钱先生给我的第一个印象是个子虽小,但神定气足,尤其是双目炯炯,好像把你的心都照亮了。同时还有一个感觉,就是他是一个十分严肃、不苟言笑的人。但是这个感觉是完全错误的,不过等到我发现这个错误,那已是一两年以后的事了。
当时新亚学生很少,而程度则参差不齐。在国学修养方面更是没有根基,比我还差的也大有人在。因此钱先生教起课来是很吃力的,因为他必须尽量迁就学生的程度。我相信他在新亚教课绝不能与当年在北大、清华、西南联大时相提并论。
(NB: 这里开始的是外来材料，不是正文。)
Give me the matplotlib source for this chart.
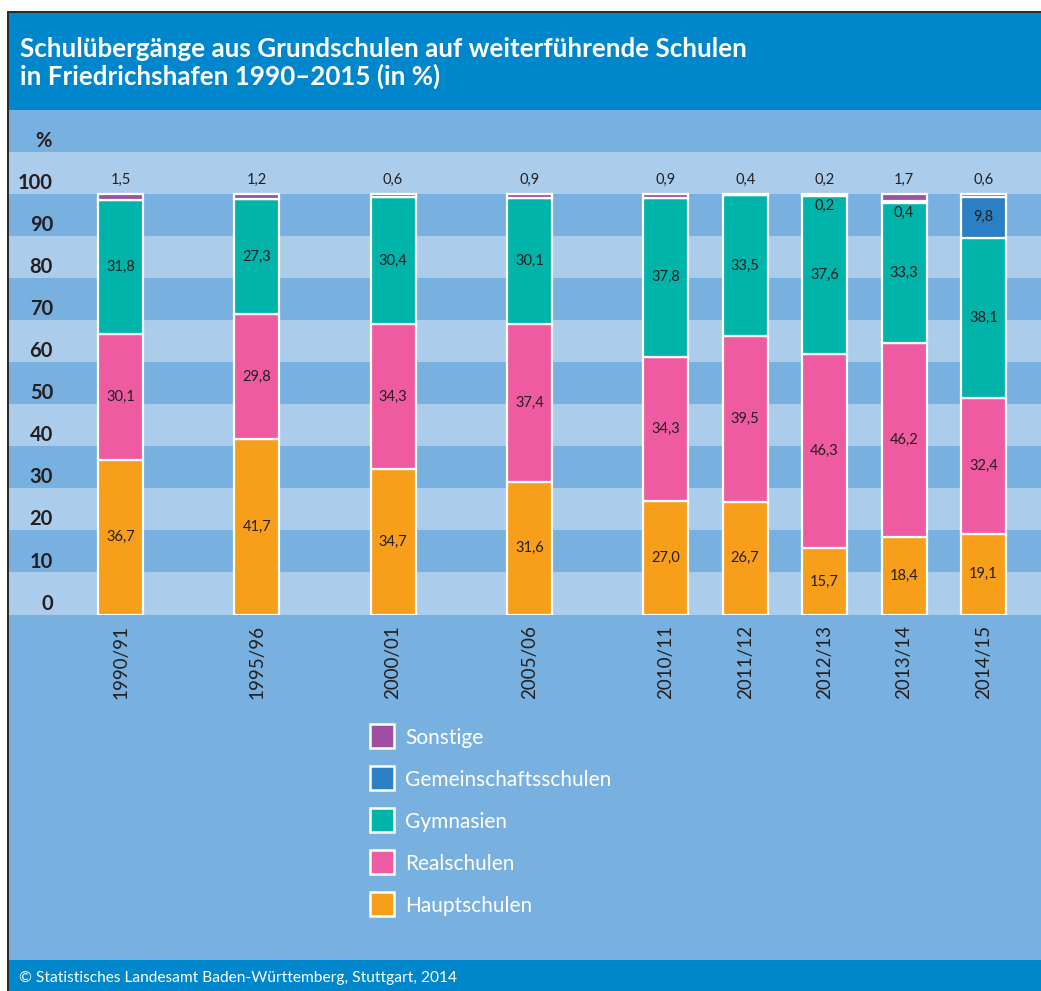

我个人受到他的教益主要是在课堂之外。他给我的严肃印象,最初使我有点敬而远之。后来由于新亚师生人数很少,常常有同乐集会,像个大家庭一样,慢慢地师生之间便熟起来了。熟了以后,我偶尔也到他的房间里面去请教他一些问题,这样我才发现他真是即之也温的典型。而后来我父亲也在新亚兼任一门西洋史,他常常和我们一家人或去太平山顶或去石澳海边坐茶馆,而且往往一坐便是一整天,这便是上面所引诗中的犹记风吹水上鳞了。钱先生那时偶尔还有下围棋的兴趣,陈伯庄先生是他的老对手,因为两人棋力相等。我偶尔也被他让几个子指导一盘,好像我从来没有赢过。
这样打成一片以后,我对钱先生的认识便完全不同了。他原本是一个感情十分丰富而又深厚的人。但是他毕竟有儒学的素养,在多数情况下,都能够以理驭情,恰到好处。我只记得有一次他的情感没有完全控制好,那是我们一家人请他同去看一场电影,是关于亲子之情的片子。散场以后,我们都注意到他的眼睛是湿润的。不用说,他不但受了剧情的感染,而且又和我们一家人在一起,他在怀念着留在大陆的子女。但这更增加了我对他的敬爱。有一年的暑假,香港奇热,他又犯了严重的胃溃疡,一个人孤零零地躺在一间空教室的地上养病。我去看他,心里真感到为他难受。我问他:有什么事要我帮你做吗?他说:他想读王阳明的文集。我便去商务印书馆给他买了一部来。我回来的时候,他仍然是一个人躺在教室的地上,似乎新亚书院全是空的。